As part of the National Capability for UK Challenges (NC-UK) programme, UKCEH is collaborating with the wider community to co-design and deliver the first UK digital knowledge hub for aquatic, atmospheric, and terrestrial pollution data. This UK Environmental Exposure (UK-EEx) Hub will serve as a central resource on the chemical state of the UK environment.

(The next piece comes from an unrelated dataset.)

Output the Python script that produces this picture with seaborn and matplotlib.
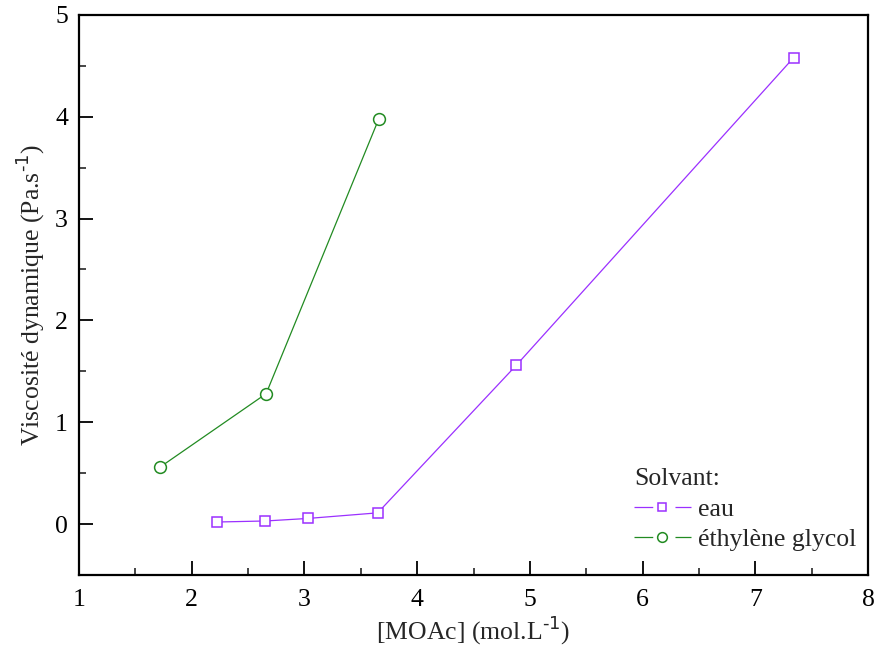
import numpy as np
import pandas as pd
from matplotlib import pyplot as plt
from matplotlib.lines import Line2D
from matplotlib.legend_handler import HandlerTuple
import seaborn as sns

# data
eau_x = [2.22, 2.65, 3.03, 3.65, 4.88, 7.34]
eau_y = [0.02, 0.03, 0.055, 0.11, 1.56, 4.58]
eg_x = [1.72, 2.66, 3.66]
eg_y = [0.56, 1.28, 3.98]
labels = ['eau', 'éthylène glycol']

df_eau = pd.DataFrame({'x': eau_x, 'y': eau_y})
df_eg = pd.DataFrame({'x': eg_x, 'y': eg_y})

sns.set_style('ticks')
plt.rcParams['font.family'] = ['Liberation Serif', 'DejaVu Serif']
plt.rcParams.update({'font.size': 18.5, 'lines.scale_dashes': False})

purple = '#9B30FF'
green = '#228B22'
fs = 18.5

fig = plt.figure(figsize=(8.75, 6.48), dpi=100)
ax = fig.add_axes([0.0903, 0.1127, 0.9017, 0.8643])

sns.lineplot(data=df_eau, x='x', y='y', ax=ax, color=purple, marker='s', markersize=7,
             mfc='white', mec=purple, mew=1.1, lw=0.9, sort=False)
sns.lineplot(data=df_eg, x='x', y='y', ax=ax, color=green, marker='o', markersize=8.5,
             mfc='white', mec=green, mew=1.1, lw=0.9, sort=False)

ax.set_xlim(1, 8)
ax.set_ylim(-0.5, 5)
ax.set_xticks(range(1, 9))
ax.set_yticks(range(0, 6))
ax.set_xticks(np.arange(1.5, 8, 1), minor=True)
ax.set_yticks(np.arange(-0.5, 5, 1), minor=True)
ax.tick_params(which='major', direction='in', length=10, width=1.3, labelsize=fs,
               colors='black')
ax.tick_params(axis='y', which='major', pad=8)
ax.tick_params(axis='x', which='major', pad=10)
ax.tick_params(which='minor', direction='in', length=5, width=1.2)
for s in ax.spines.values():
    s.set_linewidth(1.6)
    s.set_color('black')

ax.set_xlabel('[MOAc] (mol.L$^{\\text{-1}}$)', fontsize=fs, labelpad=2)
ax.set_ylabel('Viscosité dynamique (Pa.s$^{\\text{-1}}$)', fontsize=fs, labelpad=6)

# legend handles: line broken around the open marker
dash = (13.5, 16, 12, 100)
h_eau = (Line2D([], [], color=purple, lw=0.9, dashes=dash),
         Line2D([], [], ls='none', marker='s', markersize=6, mfc='white', mec=purple, mew=1.1))
h_eg = (Line2D([], [], color=green, lw=0.9, dashes=dash),
        Line2D([], [], ls='none', marker='o', markersize=7, mfc='white', mec=green, mew=1.1))
leg = ax.legend([h_eau, h_eg], labels, title='Solvant:', loc='lower right',
                bbox_to_anchor=(1.015, 0.002), frameon=False, fontsize=fs, title_fontsize=fs,
                handlelength=2.2, handletextpad=0.3, labelspacing=0.28, alignment='left',
                handler_map={tuple: HandlerTuple(ndivide=1)})

plt.savefig('out.png', dpi=100)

It will support the visualisation and integration of pollution monitoring and modelling datasets from academic institutions, regulators, industry partners, and other national and regional initiatives.

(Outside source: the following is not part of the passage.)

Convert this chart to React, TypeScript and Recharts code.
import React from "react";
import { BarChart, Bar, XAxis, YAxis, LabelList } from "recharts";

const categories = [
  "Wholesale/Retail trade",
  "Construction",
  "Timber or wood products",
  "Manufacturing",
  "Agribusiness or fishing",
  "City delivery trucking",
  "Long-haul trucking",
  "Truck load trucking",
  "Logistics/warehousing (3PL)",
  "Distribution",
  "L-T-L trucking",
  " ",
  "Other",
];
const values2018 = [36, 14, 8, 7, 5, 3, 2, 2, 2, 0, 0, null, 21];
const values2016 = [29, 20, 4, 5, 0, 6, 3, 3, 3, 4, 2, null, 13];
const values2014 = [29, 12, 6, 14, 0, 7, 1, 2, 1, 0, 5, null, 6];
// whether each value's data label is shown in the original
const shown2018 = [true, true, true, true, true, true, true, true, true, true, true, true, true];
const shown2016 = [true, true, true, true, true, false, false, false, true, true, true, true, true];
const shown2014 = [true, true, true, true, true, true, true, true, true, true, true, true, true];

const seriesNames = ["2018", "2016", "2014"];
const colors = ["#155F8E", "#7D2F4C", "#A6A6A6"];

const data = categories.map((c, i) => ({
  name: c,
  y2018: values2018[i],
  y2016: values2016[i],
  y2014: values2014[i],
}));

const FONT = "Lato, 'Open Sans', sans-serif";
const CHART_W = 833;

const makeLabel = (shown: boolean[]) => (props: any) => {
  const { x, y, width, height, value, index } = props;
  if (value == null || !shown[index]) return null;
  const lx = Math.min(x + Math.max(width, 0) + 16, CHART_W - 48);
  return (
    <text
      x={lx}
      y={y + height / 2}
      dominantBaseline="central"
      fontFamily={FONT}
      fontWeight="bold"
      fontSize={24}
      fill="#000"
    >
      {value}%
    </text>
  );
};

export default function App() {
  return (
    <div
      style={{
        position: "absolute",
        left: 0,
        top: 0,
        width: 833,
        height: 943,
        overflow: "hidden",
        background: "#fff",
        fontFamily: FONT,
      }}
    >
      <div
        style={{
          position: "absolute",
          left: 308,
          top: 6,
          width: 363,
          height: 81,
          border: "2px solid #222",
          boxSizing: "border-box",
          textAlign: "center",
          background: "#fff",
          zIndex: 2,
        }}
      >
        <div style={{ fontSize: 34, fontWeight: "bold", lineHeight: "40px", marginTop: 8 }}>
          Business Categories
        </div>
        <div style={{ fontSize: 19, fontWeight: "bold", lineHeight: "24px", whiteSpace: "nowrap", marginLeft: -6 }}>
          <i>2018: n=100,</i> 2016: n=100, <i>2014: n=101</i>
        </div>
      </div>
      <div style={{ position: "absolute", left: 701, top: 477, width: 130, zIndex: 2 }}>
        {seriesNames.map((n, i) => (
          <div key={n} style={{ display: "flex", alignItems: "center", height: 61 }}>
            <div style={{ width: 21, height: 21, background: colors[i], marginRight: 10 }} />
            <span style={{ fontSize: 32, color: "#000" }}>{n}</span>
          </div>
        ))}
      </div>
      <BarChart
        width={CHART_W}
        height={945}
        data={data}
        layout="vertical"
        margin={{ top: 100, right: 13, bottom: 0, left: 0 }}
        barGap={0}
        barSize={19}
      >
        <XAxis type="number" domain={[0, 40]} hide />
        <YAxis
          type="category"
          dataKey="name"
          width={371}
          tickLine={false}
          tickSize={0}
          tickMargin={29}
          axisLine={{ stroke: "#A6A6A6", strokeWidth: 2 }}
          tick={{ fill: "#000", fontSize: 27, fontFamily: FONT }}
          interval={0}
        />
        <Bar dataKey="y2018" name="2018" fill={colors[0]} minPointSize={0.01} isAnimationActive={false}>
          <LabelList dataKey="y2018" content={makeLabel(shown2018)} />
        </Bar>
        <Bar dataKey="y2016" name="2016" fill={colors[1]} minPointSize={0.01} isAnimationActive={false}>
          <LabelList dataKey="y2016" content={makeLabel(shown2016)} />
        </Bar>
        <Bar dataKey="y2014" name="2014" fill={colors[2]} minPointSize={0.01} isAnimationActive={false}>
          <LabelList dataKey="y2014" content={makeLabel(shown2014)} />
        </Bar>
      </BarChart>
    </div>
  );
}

Here, we report on recent progress, with particular focus on our community engagement event held in December 2025, “A Community Conversation to enhancing discoverability & access to environmental exposure data and methods”. During this event, we showcased new capabilities methods developed for the UK-EEx Hub—now publicly available via the Environmental Data Science Toolbox (https://nerc-ceh.github.io/data-science-toolbox/intro.html), a FAIR repository for discovering and accessing data science methods.
Participants highlighted several priorities for enhancing the Hub’s value and usability, including improving the presentation of uncertainty and metadata; integrating guidance on chemical databases; linking exposure information with biodiversity and sociodemographic datasets; providing intuitive spatial data viewers; enabling access to advanced analytical tools; and embedding systems-thinking in its design and use. Together, these enhancements were viewed as essential for delivering contextualised, transparent, and holistic analyses for UK-EEx Hub users.